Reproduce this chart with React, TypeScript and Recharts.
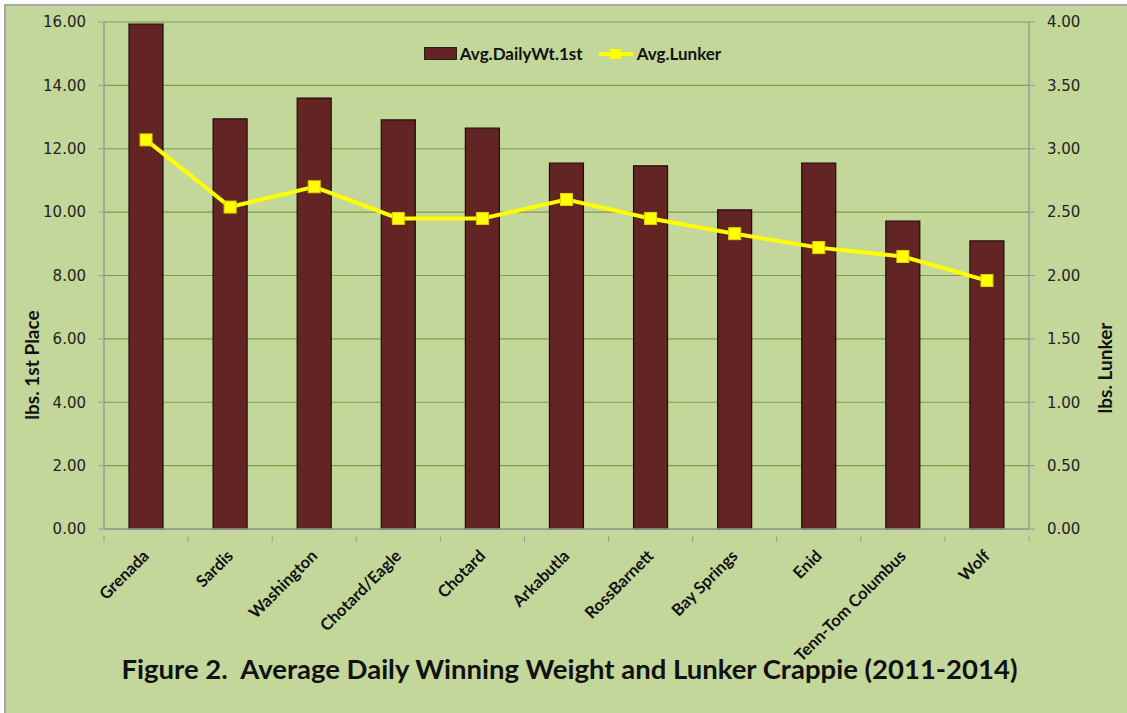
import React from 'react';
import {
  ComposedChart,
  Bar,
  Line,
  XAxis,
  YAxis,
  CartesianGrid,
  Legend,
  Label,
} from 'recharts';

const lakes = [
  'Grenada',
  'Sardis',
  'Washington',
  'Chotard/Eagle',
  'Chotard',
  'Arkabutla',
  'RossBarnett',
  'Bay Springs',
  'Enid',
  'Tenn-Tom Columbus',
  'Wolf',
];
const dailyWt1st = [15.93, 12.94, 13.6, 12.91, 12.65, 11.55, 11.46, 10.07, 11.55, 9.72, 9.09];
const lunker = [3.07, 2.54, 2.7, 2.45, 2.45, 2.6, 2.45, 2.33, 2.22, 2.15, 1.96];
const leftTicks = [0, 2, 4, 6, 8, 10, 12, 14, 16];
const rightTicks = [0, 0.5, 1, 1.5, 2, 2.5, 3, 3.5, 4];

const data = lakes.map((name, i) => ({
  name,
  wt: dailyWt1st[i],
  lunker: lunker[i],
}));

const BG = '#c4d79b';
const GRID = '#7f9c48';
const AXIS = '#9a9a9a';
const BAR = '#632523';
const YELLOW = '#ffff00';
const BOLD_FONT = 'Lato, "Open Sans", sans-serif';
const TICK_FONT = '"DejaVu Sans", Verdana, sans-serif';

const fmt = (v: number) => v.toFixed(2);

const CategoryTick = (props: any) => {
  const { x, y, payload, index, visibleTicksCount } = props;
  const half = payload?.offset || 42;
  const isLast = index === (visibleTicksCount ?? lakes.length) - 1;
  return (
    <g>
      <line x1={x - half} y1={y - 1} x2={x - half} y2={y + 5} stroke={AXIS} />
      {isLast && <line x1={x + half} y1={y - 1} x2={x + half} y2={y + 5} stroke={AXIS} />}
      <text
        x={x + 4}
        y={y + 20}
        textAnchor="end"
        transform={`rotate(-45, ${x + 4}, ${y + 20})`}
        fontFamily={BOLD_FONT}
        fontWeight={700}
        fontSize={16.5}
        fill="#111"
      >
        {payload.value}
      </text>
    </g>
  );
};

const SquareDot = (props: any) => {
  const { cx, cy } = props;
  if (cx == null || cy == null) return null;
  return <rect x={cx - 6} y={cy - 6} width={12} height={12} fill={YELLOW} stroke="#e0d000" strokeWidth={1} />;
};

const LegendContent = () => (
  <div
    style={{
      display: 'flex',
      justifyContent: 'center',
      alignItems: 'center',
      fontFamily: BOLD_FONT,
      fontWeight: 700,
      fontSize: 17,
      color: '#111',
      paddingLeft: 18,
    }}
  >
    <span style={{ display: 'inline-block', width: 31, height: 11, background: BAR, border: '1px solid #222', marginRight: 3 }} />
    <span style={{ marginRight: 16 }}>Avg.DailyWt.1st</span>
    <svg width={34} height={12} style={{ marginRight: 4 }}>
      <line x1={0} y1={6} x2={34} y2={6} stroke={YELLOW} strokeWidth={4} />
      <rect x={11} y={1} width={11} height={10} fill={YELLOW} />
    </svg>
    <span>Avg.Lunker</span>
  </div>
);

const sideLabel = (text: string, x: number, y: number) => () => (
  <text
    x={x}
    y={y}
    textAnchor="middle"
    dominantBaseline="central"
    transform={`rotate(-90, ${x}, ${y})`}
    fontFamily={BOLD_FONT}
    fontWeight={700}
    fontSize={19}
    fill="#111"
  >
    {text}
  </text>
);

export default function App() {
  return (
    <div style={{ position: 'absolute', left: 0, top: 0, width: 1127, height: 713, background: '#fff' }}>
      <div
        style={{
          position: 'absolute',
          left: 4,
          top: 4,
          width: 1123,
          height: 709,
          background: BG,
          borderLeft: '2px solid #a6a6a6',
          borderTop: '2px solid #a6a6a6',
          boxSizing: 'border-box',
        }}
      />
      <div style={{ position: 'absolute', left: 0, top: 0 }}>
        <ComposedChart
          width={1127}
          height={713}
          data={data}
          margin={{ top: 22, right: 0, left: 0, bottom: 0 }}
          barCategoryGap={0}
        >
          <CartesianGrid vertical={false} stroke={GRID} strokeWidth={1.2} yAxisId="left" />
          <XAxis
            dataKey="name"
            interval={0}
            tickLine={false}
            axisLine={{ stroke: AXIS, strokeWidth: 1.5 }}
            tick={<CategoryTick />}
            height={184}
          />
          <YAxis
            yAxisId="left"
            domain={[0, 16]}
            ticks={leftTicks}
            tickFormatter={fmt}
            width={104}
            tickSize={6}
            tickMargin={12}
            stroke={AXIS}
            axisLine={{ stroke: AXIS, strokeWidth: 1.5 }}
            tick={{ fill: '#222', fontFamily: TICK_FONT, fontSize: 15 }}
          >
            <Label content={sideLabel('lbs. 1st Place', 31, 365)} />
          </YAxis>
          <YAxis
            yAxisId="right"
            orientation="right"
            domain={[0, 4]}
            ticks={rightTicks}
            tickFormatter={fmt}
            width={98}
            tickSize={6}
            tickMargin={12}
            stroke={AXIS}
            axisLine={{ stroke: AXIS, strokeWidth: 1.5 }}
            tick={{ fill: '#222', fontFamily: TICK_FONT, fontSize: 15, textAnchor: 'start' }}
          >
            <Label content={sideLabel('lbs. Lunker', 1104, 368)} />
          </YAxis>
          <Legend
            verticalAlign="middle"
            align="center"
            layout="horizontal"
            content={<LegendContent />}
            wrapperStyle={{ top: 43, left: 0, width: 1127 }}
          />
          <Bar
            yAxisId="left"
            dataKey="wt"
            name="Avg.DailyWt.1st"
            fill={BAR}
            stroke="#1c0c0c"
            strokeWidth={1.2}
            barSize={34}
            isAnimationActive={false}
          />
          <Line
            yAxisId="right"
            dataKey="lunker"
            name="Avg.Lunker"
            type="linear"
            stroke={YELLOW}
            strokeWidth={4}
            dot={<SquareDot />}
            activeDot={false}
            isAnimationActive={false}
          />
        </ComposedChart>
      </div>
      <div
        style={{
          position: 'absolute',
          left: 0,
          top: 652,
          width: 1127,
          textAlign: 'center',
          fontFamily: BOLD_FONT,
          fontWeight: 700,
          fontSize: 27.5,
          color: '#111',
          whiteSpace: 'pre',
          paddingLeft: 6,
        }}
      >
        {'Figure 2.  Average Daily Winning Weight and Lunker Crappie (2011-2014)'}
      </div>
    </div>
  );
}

※

Problem
Except for the pictures, print the data above exactly.

The completed task
Reproduce this chart with React, TypeScript and Recharts.
import React from 'react';
import {
  ComposedChart,
  Bar,
  Line,
  XAxis,
  YAxis,
  CartesianGrid,
  Legend,
  Label,
} from 'recharts';

const lakes = [
  'Grenada',
  'Sardis',
  'Washington',
  'Chotard/Eagle',
  'Chotard',
  'Arkabutla',
  'RossBarnett',
  'Bay Springs',
  'Enid',
  'Tenn-Tom Columbus',
  'Wolf',
];
const dailyWt1st = [15.93, 12.94, 13.6, 12.91, 12.65, 11.55, 11.46, 10.07, 11.55, 9.72, 9.09];
const lunker = [3.07, 2.54, 2.7, 2.45, 2.45, 2.6, 2.45, 2.33, 2.22, 2.15, 1.96];
const leftTicks = [0, 2, 4, 6, 8, 10, 12, 14, 16];
const rightTicks = [0, 0.5, 1, 1.5, 2, 2.5, 3, 3.5, 4];

const data = lakes.map((name, i) => ({
  name,
  wt: dailyWt1st[i],
  lunker: lunker[i],
}));

const BG = '#c4d79b';
const GRID = '#7f9c48';
const AXIS = '#9a9a9a';
const BAR = '#632523';
const YELLOW = '#ffff00';
const BOLD_FONT = 'Lato, "Open Sans", sans-serif';
const TICK_FONT = '"DejaVu Sans", Verdana, sans-serif';

const fmt = (v: number) => v.toFixed(2);

const CategoryTick = (props: any) => {
  const { x, y, payload, index, visibleTicksCount } = props;
  const half = payload?.offset || 42;
  const isLast = index === (visibleTicksCount ?? lakes.length) - 1;
  return (
    <g>
      <line x1={x - half} y1={y - 1} x2={x - half} y2={y + 5} stroke={AXIS} />
      {isLast && <line x1={x + half} y1={y - 1} x2={x + half} y2={y + 5} stroke={AXIS} />}
      <text
        x={x + 4}
        y={y + 20}
        textAnchor="end"
        transform={`rotate(-45, ${x + 4}, ${y + 20})`}
        fontFamily={BOLD_FONT}
        fontWeight={700}
        fontSize={16.5}
        fill="#111"
      >
        {payload.value}
      </text>
    </g>
  );
};

const SquareDot = (props: any) => {
  const { cx, cy } = props;
  if (cx == null || cy == null) return null;
  return <rect x={cx - 6} y={cy - 6} width={12} height={12} fill={YELLOW} stroke="#e0d000" strokeWidth={1} />;
};

const LegendContent = () => (
  <div
    style={{
      display: 'flex',
      justifyContent: 'center',
      alignItems: 'center',
      fontFamily: BOLD_FONT,
      fontWeight: 700,
      fontSize: 17,
      color: '#111',
      paddingLeft: 18,
    }}
  >
    <span style={{ display: 'inline-block', width: 31, height: 11, background: BAR, border: '1px solid #222', marginRight: 3 }} />
    <span style={{ marginRight: 16 }}>Avg.DailyWt.1st</span>
    <svg width={34} height={12} style={{ marginRight: 4 }}>
      <line x1={0} y1={6} x2={34} y2={6} stroke={YELLOW} strokeWidth={4} />
      <rect x={11} y={1} width={11} height={10} fill={YELLOW} />
    </svg>
    <span>Avg.Lunker</span>
  </div>
);

const sideLabel = (text: string, x: number, y: number) => () => (
  <text
    x={x}
    y={y}
    textAnchor="middle"
    dominantBaseline="central"
    transform={`rotate(-90, ${x}, ${y})`}
    fontFamily={BOLD_FONT}
    fontWeight={700}
    fontSize={19}
    fill="#111"
  >
    {text}
  </text>
);

export default function App() {
  return (
    <div style={{ position: 'absolute', left: 0, top: 0, width: 1127, height: 713, background: '#fff' }}>
      <div
        style={{
          position: 'absolute',
          left: 4,
          top: 4,
          width: 1123,
          height: 709,
          background: BG,
          borderLeft: '2px solid #a6a6a6',
          borderTop: '2px solid #a6a6a6',
          boxSizing: 'border-box',
        }}
      />
      <div style={{ position: 'absolute', left: 0, top: 0 }}>
        <ComposedChart
          width={1127}
          height={713}
          data={data}
          margin={{ top: 22, right: 0, left: 0, bottom: 0 }}
          barCategoryGap={0}
        >
          <CartesianGrid vertical={false} stroke={GRID} strokeWidth={1.2} yAxisId="left" />
          <XAxis
            dataKey="name"
            interval={0}
            tickLine={false}
            axisLine={{ stroke: AXIS, strokeWidth: 1.5 }}
            tick={<CategoryTick />}
            height={184}
          />
          <YAxis
            yAxisId="left"
            domain={[0, 16]}
            ticks={leftTicks}
            tickFormatter={fmt}
            width={104}
            tickSize={6}
            tickMargin={12}
            stroke={AXIS}
            axisLine={{ stroke: AXIS, strokeWidth: 1.5 }}
            tick={{ fill: '#222', fontFamily: TICK_FONT, fontSize: 15 }}
          >
            <Label content={sideLabel('lbs. 1st Place', 31, 365)} />
          </YAxis>
          <YAxis
            yAxisId="right"
            orientation="right"
            domain={[0, 4]}
            ticks={rightTicks}
            tickFormatter={fmt}
            width={98}
            tickSize={6}
            tickMargin={12}
            stroke={AXIS}
            axisLine={{ stroke: AXIS, strokeWidth: 1.5 }}
            tick={{ fill: '#222', fontFamily: TICK_FONT, fontSize: 15, textAnchor: 'start' }}
          >
            <Label content={sideLabel('lbs. Lunker', 1104, 368)} />
          </YAxis>
          <Legend
            verticalAlign="middle"
            align="center"
            layout="horizontal"
            content={<LegendContent />}
            wrapperStyle={{ top: 43, left: 0, width: 1127 }}
          />
          <Bar
            yAxisId="left"
            dataKey="wt"
            name="Avg.DailyWt.1st"
            fill={BAR}
            stroke="#1c0c0c"
            strokeWidth={1.2}
            barSize={34}
            isAnimationActive={false}
          />
          <Line
            yAxisId="right"
            dataKey="lunker"
            name="Avg.Lunker"
            type="linear"
            stroke={YELLOW}
            strokeWidth={4}
            dot={<SquareDot />}
            activeDot={false}
            isAnimationActive={false}
          />
        </ComposedChart>
      </div>
      <div
        style={{
          position: 'absolute',
          left: 0,
          top: 652,
          width: 1127,
          textAlign: 'center',
          fontFamily: BOLD_FONT,
          fontWeight: 700,
          fontSize: 27.5,
          color: '#111',
          whiteSpace: 'pre',
          paddingLeft: 6,
        }}
      >
        {'Figure 2.  Average Daily Winning Weight and Lunker Crappie (2011-2014)'}
      </div>
    </div>
  );
}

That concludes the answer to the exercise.